Of course, he’d nourished it over the years. “All along, I was drawing houses, mostly as favors for friends,” Interlandi explains. He also found that his experience as an engineer came in handy when it came to stresses, beams and torque. And his timing was spot-on. “The market, at that time, was just on the incline,” Interlandi recalls. He landed two “good-sized” projects and was off and running.

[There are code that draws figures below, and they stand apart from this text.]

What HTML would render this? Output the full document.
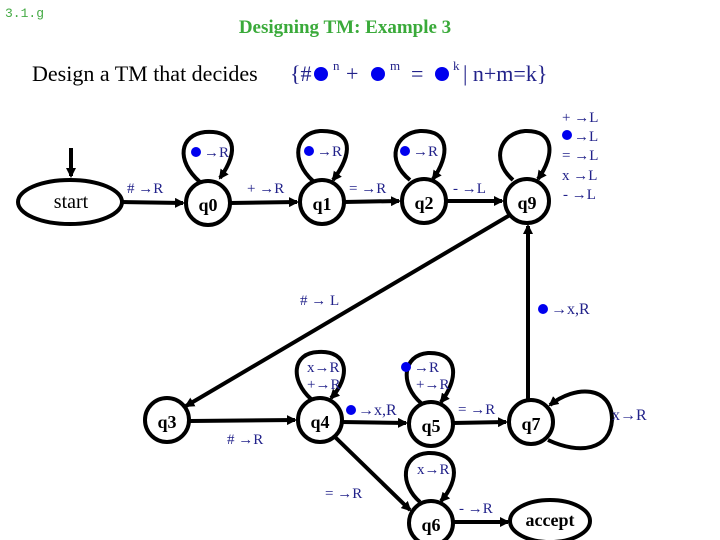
<!DOCTYPE html>
<html><head><meta charset="utf-8"><style>
html,body{margin:0;padding:0;background:#fff}
svg{display:block}
text{font-family:"Liberation Serif",serif}
.lb{fill:#22228a;font-size:15px}
.st{font-weight:bold;font-size:18px;fill:#000}
</style></head><body>
<svg width="720" height="540" viewBox="0 0 720 540" xmlns="http://www.w3.org/2000/svg">
<defs>
<marker id="a" markerWidth="10" markerHeight="10" refX="8" refY="5" orient="auto" markerUnits="userSpaceOnUse">
<path d="M0,0 L10,5 L0,10 z" fill="#000"/></marker>
</defs>
<text x="5" y="17" style="font-family:'Liberation Mono',monospace;font-size:13px;fill:#44aa44">3.1.g</text>
<text x="345" y="33" text-anchor="middle" style="font-size:19px;fill:#3aaa3a;font-weight:bold">Designing TM: Example 3</text>
<text x="32" y="81" style="font-size:22px;fill:#000">Design a TM that decides</text>
<text x="290" y="81" style="font-size:22px;fill:#22228a">{#</text>
<circle cx="321" cy="74" r="7" fill="#0000ee"/>
<text x="333" y="70" style="font-size:13px;fill:#22228a">n</text>
<text x="346" y="81" style="font-size:22px;fill:#22228a">+</text>
<circle cx="378" cy="74" r="7" fill="#0000ee"/>
<text x="390" y="70" style="font-size:13px;fill:#22228a">m</text>
<text x="411" y="81" style="font-size:22px;fill:#22228a">=</text>
<circle cx="442" cy="74" r="7" fill="#0000ee"/>
<text x="453" y="70" style="font-size:13px;fill:#22228a">k</text>
<text x="463" y="81" style="font-size:22px;fill:#22228a">|  n+m=k}</text>

<g stroke="#000" stroke-width="4" fill="none">
<line x1="71" y1="148" x2="71" y2="176" marker-end="url(#a)"/>
<ellipse cx="70" cy="202" rx="52" ry="22" fill="#fff"/>
<circle cx="208" cy="203" r="22"/>
<circle cx="322" cy="202" r="22"/>
<circle cx="424" cy="201" r="22"/>
<circle cx="527" cy="201" r="22"/>
<circle cx="167" cy="420" r="22"/>
<circle cx="320" cy="420" r="22"/>
<circle cx="431" cy="424" r="22"/>
<circle cx="531" cy="422" r="22"/>
<circle cx="431" cy="523" r="22"/>
<ellipse cx="550" cy="521" rx="40" ry="21"/>
<!-- edges -->
<line x1="122" y1="202" x2="183" y2="203" marker-end="url(#a)"/>
<line x1="230" y1="203" x2="297" y2="202" marker-end="url(#a)"/>
<line x1="344" y1="202" x2="399" y2="201" marker-end="url(#a)"/>
<line x1="446" y1="201" x2="502" y2="201" marker-end="url(#a)"/>
<line x1="510" y1="215" x2="186" y2="406" marker-end="url(#a)"/>
<line x1="528" y1="400" x2="528" y2="226" marker-end="url(#a)"/>
<line x1="190" y1="421" x2="295" y2="420" marker-end="url(#a)"/>
<line x1="342" y1="422" x2="406" y2="423" marker-end="url(#a)"/>
<line x1="453" y1="423" x2="506" y2="422" marker-end="url(#a)"/>
<line x1="335" y1="437" x2="410" y2="510" marker-end="url(#a)"/>
<line x1="453" y1="522" x2="508" y2="522" marker-end="url(#a)"/>
<!-- loops -->
<path d="M200,182 C175,160 180,135 205,132 C235,130 240,150 220,178" marker-end="url(#a)"/>
<path d="M313,181 C290,160 295,133 320,131 C355,130 352,155 333,180" marker-end="url(#a)"/>
<path d="M410,180 C385,160 395,133 420,131 C450,130 450,155 433,179" marker-end="url(#a)"/>
<path d="M513,180 C490,160 500,133 525,131 C555,130 555,155 538,179" marker-end="url(#a)"/>
<path d="M311,399 C290,380 292,353 318,352 C350,350 350,378 331,398" marker-end="url(#a)"/>
<path d="M421,403 C400,385 402,355 428,353 C460,352 458,380 441,402" marker-end="url(#a)"/>
<path d="M420,502 C400,485 400,455 428,453 C460,452 460,480 441,501" marker-end="url(#a)"/>
<path d="M548,440 C580,455 610,450 612,420 C612,385 575,385 550,405" marker-end="url(#a)"/>
</g>
<text x="71" y="208" text-anchor="middle" style="font-size:20px">start</text>
<text x="208" y="211" text-anchor="middle" class="st">q0</text>
<text x="322" y="210" text-anchor="middle" class="st">q1</text>
<text x="424" y="209" text-anchor="middle" class="st">q2</text>
<text x="527" y="209" text-anchor="middle" class="st">q9</text>
<text x="167" y="428" text-anchor="middle" class="st">q3</text>
<text x="320" y="428" text-anchor="middle" class="st">q4</text>
<text x="431" y="432" text-anchor="middle" class="st">q5</text>
<text x="531" y="430" text-anchor="middle" class="st">q7</text>
<text x="431" y="531" text-anchor="middle" class="st">q6</text>
<text x="550" y="526" text-anchor="middle" class="st">accept</text>

<g fill="#0000ee">
<circle cx="196" cy="152" r="5"/><circle cx="309" cy="151" r="5"/><circle cx="405" cy="151" r="5"/>
<circle cx="567" cy="135" r="5"/><circle cx="543" cy="309" r="5"/><circle cx="351" cy="410" r="5"/><circle cx="406" cy="367" r="5"/>
</g>
<text x="204" y="157" class="lb">→R</text>
<text x="317" y="156" class="lb">→R</text>
<text x="413" y="156" class="lb">→R</text>
<text x="127" y="193" class="lb"># →R</text>
<text x="247" y="193" class="lb">+ →R</text>
<text x="349" y="193" class="lb">= →R</text>
<text x="453" y="193" class="lb">- →L</text>
<text x="562" y="122" class="lb">+ →L</text>
<text x="574" y="141" class="lb">→L</text>
<text x="562" y="160" class="lb">= →L</text>
<text x="562" y="180" class="lb">x →L</text>
<text x="563" y="199" class="lb">- →L</text>
<text x="300" y="305" class="lb"># → L</text>
<text x="551" y="314" class="lb" style="font-size:16px">→x,R</text>
<text x="307" y="372" class="lb">x→R</text>
<text x="307" y="389" class="lb">+→R</text>
<text x="414" y="372" class="lb">→R</text>
<text x="416" y="389" class="lb">+→R</text>
<text x="358" y="415" class="lb" style="font-size:16px">→x,R</text>
<text x="227" y="444" class="lb"># →R</text>
<text x="458" y="414" class="lb">= →R</text>
<text x="612" y="420" class="lb" style="font-size:16px">x→R</text>
<text x="417" y="474" class="lb">x→R</text>
<text x="325" y="498" class="lb">= →R</text>
<text x="459" y="513" class="lb">- →R</text>
</svg>
</body></html>
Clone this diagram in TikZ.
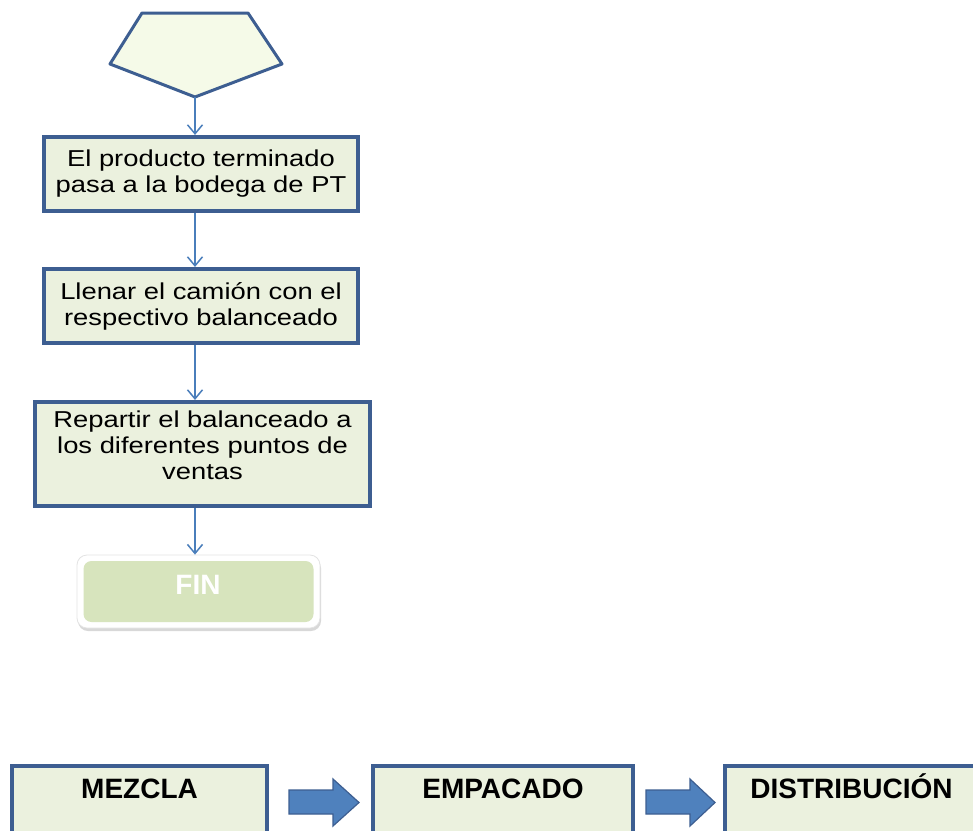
\documentclass[tikz,border=0pt]{standalone}
\usepackage{fontspec}
\setmainfont{Liberation Sans}
\newfontfamily\boxfont[FakeStretch=1.19]{Liberation Sans}
\usetikzlibrary{arrows.meta,shadows}
\definecolor{boxfill}{HTML}{EBF1DE}
\definecolor{boxline}{HTML}{3D5E91}
\definecolor{connc}{HTML}{4A7EBB}
\definecolor{pentfill}{HTML}{F5FAE8}
\definecolor{finfill}{HTML}{D7E4BD}
\definecolor{arrfill}{HTML}{4F81BD}
\begin{document}
\begin{tikzpicture}[x=1pt,y=-1pt,
  procbox/.style={draw=boxline, fill=boxfill, line width=3.6pt, inner sep=0pt},
  boxtext/.style={inner sep=0pt, align=center, font=\boxfont\fontsize{23}{26}\selectfont},
  headtext/.style={inner sep=0pt, anchor=base, font=\bfseries\fontsize{28}{30}\selectfont},
  connector/.style={draw=connc, line width=1.5pt, -{Straight Barb[length=9pt,width=15pt]}},
  blockarrow/.style={fill=arrfill, draw=boxline, line width=1.2pt, line join=miter}
]
\clip (0,0) rectangle (973,830);
\fill[white] (0,0) rectangle (973,830);

% pentagon (off-page connector)
\draw[draw=boxline, fill=pentfill, line width=3pt, line join=round]
  (142,13) -- (248,13) -- (282,64) -- (195,97) -- (110,64) -- cycle;
\coordinate (p) at (195,97);

% process boxes
\node[procbox, boxtext, minimum width=314.5pt, minimum height=74.5pt] (b1) at (201,174)
  {El producto terminado\\pasa a la bodega de PT};
\node[procbox, boxtext, minimum width=314.5pt, minimum height=74.5pt] (b2) at (201,306)
  {Llenar el camión con el\\respectivo balanceado};
\node[procbox, minimum width=335.5pt, minimum height=104.5pt] (b3) at (202.5,454) {};
\node[boxtext, anchor=north] (t3) at (202.5,411)
  {Repartir el balanceado a\\los diferentes puntos de\\ventas};

% FIN terminator
\node[fill=white, draw=gray!22, line width=0.8pt, rounded corners=10pt, minimum width=243pt, minimum height=73pt,
      drop shadow={opacity=0.3, shadow xshift=1pt, shadow yshift=-3pt}] (fin) at (198.5,591.5) {};
\node[fill=finfill, rounded corners=8pt, minimum width=230pt, minimum height=61pt] (finin) at (fin.center) {};
\node[inner sep=0pt, text=white, font=\bfseries\fontsize{28}{30}\selectfont] (fintxt) at (198,585) {FIN};

% connectors
\draw[connector] (p) -- (p |- b1.north);
\draw[connector] (p |- b1.south) -- (p |- b2.north);
\draw[connector] (p |- b2.south) -- (p |- b3.north);
\draw[connector] (p |- b3.south) -- (p |- fin.north);

% bottom stage boxes
\node[procbox, minimum width=255.5pt, minimum height=120pt] (b4) at (139.5,825.75) {};
\node[procbox, minimum width=260.5pt, minimum height=120pt] (b5) at (503,825.75) {};
\node[procbox, minimum width=253.5pt, minimum height=120pt] (b6) at (851.5,825.75) {};
\node[headtext] (t4) at (139.5,798) {MEZCLA};
\node[headtext] (t5) at (503,798) {EMPACADO};
\node[headtext] (t6) at (851.5,798) {DISTRIBUCIÓN};

% block arrows
\draw[blockarrow] (289,790) -- (333,790) -- (333,779) -- (359,802.5) -- (333,826) -- (333,814) -- (289,814) -- cycle;
\draw[blockarrow] (646,790) -- (690,790) -- (690,779) -- (715,802.5) -- (690,826) -- (690,814) -- (646,814) -- cycle;
\end{tikzpicture}
\end{document}
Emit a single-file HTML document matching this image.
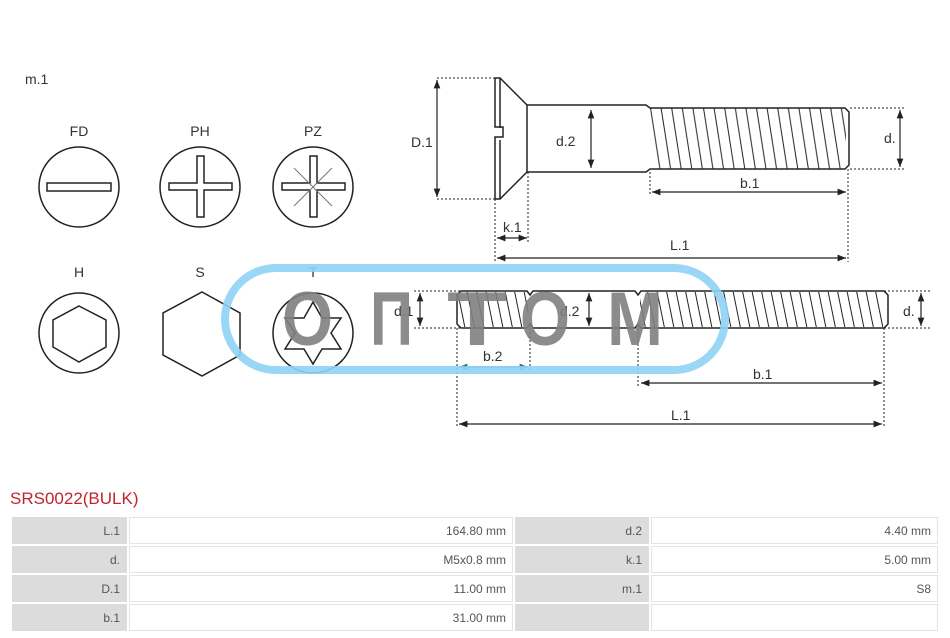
<!DOCTYPE html>
<html><head><meta charset="utf-8"><style>
html,body{margin:0;padding:0;background:#fff;}
body{width:950px;height:638px;position:relative;overflow:hidden;font-family:"Liberation Sans","DejaVu Sans",sans-serif;}
svg{position:absolute;left:0;top:0;}
.title{position:absolute;left:10px;top:489px;font-size:17px;color:#c0262d;}
table{position:absolute;left:10px;top:515px;width:930px;border-collapse:separate;border-spacing:2px;font-size:12px;color:#555;}
td{height:25px;text-align:right;padding:0 6px;border:1px solid #e4e4e4;background:#fff;}
td.l{background:#dcdcdc;border-color:#dcdcdc;}
</style></head><body>
<svg width="950" height="480" viewBox="0 0 950 480" font-family="Liberation Sans, DejaVu Sans, sans-serif">
<defs>
<pattern id="th1" patternUnits="userSpaceOnUse" x="650" y="108" width="10.6" height="61"><line x1="0.5" y1="0" x2="10" y2="61" stroke="#222" stroke-width="1"/></pattern>
<pattern id="th2" patternUnits="userSpaceOnUse" x="457" y="291" width="9.5" height="37"><line x1="0.5" y1="0" x2="8" y2="37" stroke="#222" stroke-width="1"/></pattern>
<marker id="a" viewBox="0 0 10 10" refX="10" refY="5" markerWidth="7" markerHeight="7" orient="auto-start-reverse"><path d="M0,1 L10,5 L0,9 z" fill="#222"/></marker>
<marker id="ab" viewBox="0 0 10 10" refX="10" refY="5" markerWidth="7" markerHeight="7" orient="auto-start-reverse"><path d="M0,1 L10,5 L0,9 z" fill="#2a6f8a"/></marker>
</defs>
<g fill="#333" font-size="14">
<text x="25" y="84">m.1</text>
<text x="79" y="136" text-anchor="middle">FD</text>
<text x="200" y="136" text-anchor="middle">PH</text>
<text x="313" y="136" text-anchor="middle">PZ</text>
<text x="79" y="277" text-anchor="middle">H</text>
<text x="200" y="277" text-anchor="middle">S</text>
<text x="313" y="277" text-anchor="middle">T</text>
</g>
<g fill="none" stroke="#222" stroke-width="1.5">
<circle cx="79" cy="187" r="40"/>
<rect x="47" y="183" width="64" height="8"/>
<circle cx="200" cy="187" r="40"/>
<path d="M197,156 h7 v27 h28 v7 h-28 v27 h-7 v-27 h-28 v-7 h28 z"/>
<circle cx="313" cy="187" r="40"/>
<path d="M310,156 h7 v27 h28 v7 h-28 v27 h-7 v-27 h-28 v-7 h28 z"/>
<g stroke="#777" stroke-width="1"><line x1="294" y1="168" x2="332" y2="206"/><line x1="332" y1="168" x2="294" y2="206"/></g>
<circle cx="79" cy="333" r="40"/>
<polygon points="79,306 106,320 106,347 79,362 53,347 53,320"/>
<polygon points="202,292 240,313 240,355 202,376 163,355 163,313"/>
<circle cx="313" cy="333" r="40"/>
<polygon points="313,302 322,318 341,318 331,333 341,349 322,349 313,364 304,349 285,349 295,333 285,318 304,318"/>
</g>
<!-- top screw -->
<g stroke="#222" stroke-width="1.5" fill="#fff">
<path d="M495,78 h5 l27,27 h119 l4,3 h195 l4,4 v53 l-4,4 h-195 l-4,3 h-119 l-27,27 h-5 v-62 h8 v-10 h-8 z"/>
<rect x="650" y="108" width="196" height="61" fill="url(#th1)" stroke="none"/>
<line x1="500" y1="78" x2="500" y2="128" fill="none"/><line x1="500" y1="140" x2="500" y2="199" fill="none"/>
<line x1="527" y1="105" x2="527" y2="172"/>
</g>
<g stroke="#222" stroke-width="1" stroke-dasharray="2,2" fill="none">
<path d="M437,78 H495 M437,199 H495 M850,108 H905 M850,169 H905 M495,199 V262 M528,172 V242 M650,172 V196 M848,169 V262"/>
</g>
<g stroke="#222" stroke-width="1.2" fill="none" marker-start="url(#a)" marker-end="url(#a)">
<line x1="437" y1="80" x2="437" y2="197"/>
<line x1="591" y1="110" x2="591" y2="168"/>
<line x1="900" y1="110" x2="900" y2="167"/>
<line x1="652" y1="192" x2="846" y2="192"/>
<line x1="497" y1="238" x2="527" y2="238"/>
<line x1="497" y1="258" x2="846" y2="258"/>
</g>
<g fill="#333" font-size="14">
<text x="411" y="147">D.1</text><text x="556" y="146">d.2</text><text x="884" y="143">d.</text>
<text x="740" y="188">b.1</text><text x="503" y="232">k.1</text><text x="670" y="250">L.1</text>
</g>
<!-- bottom screw -->
<g stroke="#222" stroke-width="1.5" fill="#fff">
<path d="M461,291 h66 l3,4 l3,-4 h102 l3,4 l3,-4 h243 l4,4 v29 l-4,4 h-243 l-3,-4 l-3,4 h-102 l-3,-4 l-3,4 h-66 l-4,-4 v-29 z"/>
<rect x="458" y="292" width="70" height="35" fill="url(#th2)" stroke="none"/>
<rect x="640" y="292" width="243" height="35" fill="url(#th2)" stroke="none"/>
</g>
<g stroke="#222" stroke-width="1" stroke-dasharray="2,2" fill="none">
<path d="M414,291 H461 M414,328 H461 M884,291 H930 M884,328 H930 M457,328 V428 M530,328 V370 M638,328 V388 M884,328 V428"/>
</g>
<g stroke="#222" stroke-width="1.2" fill="none" marker-start="url(#a)" marker-end="url(#a)">
<line x1="420" y1="293" x2="420" y2="326"/>
<line x1="589" y1="293" x2="589" y2="326"/>
<line x1="921" y1="293" x2="921" y2="326"/>
<line x1="641" y1="383" x2="882" y2="383"/>
<line x1="459" y1="424" x2="882" y2="424"/>
</g>
<line x1="459" y1="367" x2="528" y2="367" stroke="#2a6f8a" stroke-width="1.2" marker-start="url(#ab)" marker-end="url(#ab)"/>
<g fill="#333" font-size="14">
<text x="394" y="316">d.1</text><text x="560" y="316">d.2</text><text x="903" y="316">d.</text>
<text x="483" y="361">b.2</text><text x="753" y="379">b.1</text><text x="671" y="420">L.1</text>
</g>
<!-- watermark -->
<rect x="225" y="268" width="500" height="102" rx="51" fill="none" stroke="#8fd3f5" stroke-width="8" opacity="0.9"/>
<g fill="#808080" fill-opacity="0.9" font-size="76" font-weight="bold" font-family="Liberation Sans, DejaVu Sans, sans-serif">
<text x="282" y="345" textLength="51" lengthAdjust="spacingAndGlyphs">О</text>
<text x="370" y="345" textLength="43" lengthAdjust="spacingAndGlyphs">П</text>
<text x="447" y="345" textLength="60" lengthAdjust="spacingAndGlyphs">Т</text>
<text x="520" y="345" textLength="50" lengthAdjust="spacingAndGlyphs">О</text>
<text x="607" y="345" textLength="56" lengthAdjust="spacingAndGlyphs">М</text>
</g>
</svg>
<div class="title">SRS0022(BULK)</div>
<table>
<tr><td class="l" style="width:101px">L.1</td><td style="width:370px">164.80 mm</td><td class="l" style="width:120px">d.2</td><td>4.40 mm</td></tr>
<tr><td class="l">d.</td><td>M5x0.8 mm</td><td class="l">k.1</td><td>5.00 mm</td></tr>
<tr><td class="l">D.1</td><td>11.00 mm</td><td class="l">m.1</td><td>S8</td></tr>
<tr><td class="l">b.1</td><td>31.00 mm</td><td class="l"></td><td></td></tr>
</table>
</body></html>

Fast-forward to today, and the company now occupies office space on Graves Street, near Highway 421, and includes two young designers, Ryan Fortin and Brandon Echols (along with Interlandi’s brother John, who prepares all the company’s renderings). In the last three years, the company has created about 300–500 houses, most of them in the Piedmont Triad. So just what goes into hiring an architect? For one, it helps to do some homework and arrive at an initial meeting with any photos, articles, plans or sketches. “We’ll do a composite drawing from all of those ideas,” says Interlandi. From there, it might take a couple of passes until elevations, a floor plan, square footage and roofline are established. At this point, Interlandi likes to loop in a contractor (who can be someone of his or the client’s choosing), who can advise a client as to whether they’re within or over budget.
Among the building trends Interlandi is seeing, is a desire among homebuyers for “a house to be the one they retire in.” That means adding wider corridors and doors, and walk-in showers for wheelchair access.” He’s also noticing more user-friendly kitchens, a single common area for gathering, eating and cooking, usually distinguished by differing ceiling and flooring choices, and “charging areas”—a separate space off of the garage for charging 21st-century tech toys, so there’s no hunting for the cell phone charger. These days, the company is also doing a brisk trade in renovations, which often means increasing master bedrooms or finishing basements for office or workout use. As much as he loves designing houses, Interlandi is happy to let designers Fortin and Echols take the reins, and enjoys nurturing high school and college interns. “You can see the excitement in the kids and how they get into it,” Interlandi says with a smile. The same kind of excitement that he must have felt as a child, playing with erector sets and designing high-rise cities and “all kinds of crazy stuff,” he recalls. Crazy?
Well, sometimes that’s what it takes to make dreams come true.